Street-based sex work was tolerated in Rosebank and Illovo but was subject to informal rules negotiated between individual police members, sex workers, and clients. This chapter describes the risks of this informality, which include widespread corruption and police officers, predominantly Black, who felt nostalgia about apartheid. Police initially treated sex work as if it were decriminalized in order to respect the human rights of sex workers, but eventually replaced this approach a partial criminalization approach, where the clients of sex workers were targets for arrests. The sex workers reported feeling stigmatized; several sex workers reported being attacked by their clients who suspected that they were cooperating with the police; and I was caught in the cross hairs of this approach when police officers attempted to unlawfully arrest me when I responded to a sex worker's plea for assistance during one of these arrests.

4 POLICING BEAUTY
chapter abstract

This chapter discusses how subjective understandings of the bodily capital of the sex workers and police perceptions about beauty were connected to the policing of sex workers. In Hillbrow, the police officers appeared to respect brothels with beautiful sex workers, reasoning that these sex workers were "true professionals." Police officers had clear views about which brothels and sex workers possessed "beauty," and there was a connection between the frequency of police raids and the perceived beauty of the sex workers. The police engaged in additional raids and heightened policing of brothels that they described as having more professional sex workers, although they also indicated that they were less dangerous. This chapter examines why police appeared more likely to police less dangerous spaces.
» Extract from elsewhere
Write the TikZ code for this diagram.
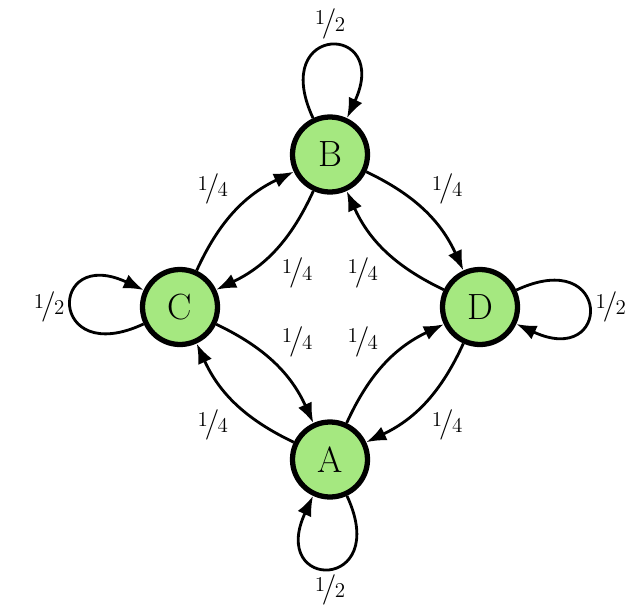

5 SEX WORK, FEMINISM, AND POLICY
chapter abstract

This chapter argues that the current feminist debates about sex work largely ignore the lived reality of sex workers. The ethnographic findings show that women, particularly women in developing countries who experience intersectional forms of marginalization, have the ability to act in resistance, even within patriarchal systems and structures. This chapter argues that the popular, radical feminist framework ignores the harms of criminalizing sex work clients and elevates elitist moral arguments about sex over the experiences of sex workers of color who often experience harm from the criminal legal system. This chapter adopts an intersectional theoretical framework to challenge feminist accounts of sex work that rely on the use of punishment and criminalization. It cautions against the use of criminalization as a form of protection while suggesting that alternative strategies, including communication and narrative strategies complement current advocacy for the decriminalization of sex work.

CONCLUSION
chapter abstract

This final section acknowledges the complexity of the policing of sex work and argues that while decriminalization of sex work may be favorable in most locations, a human rights approach to sex work requires more than just decriminalization.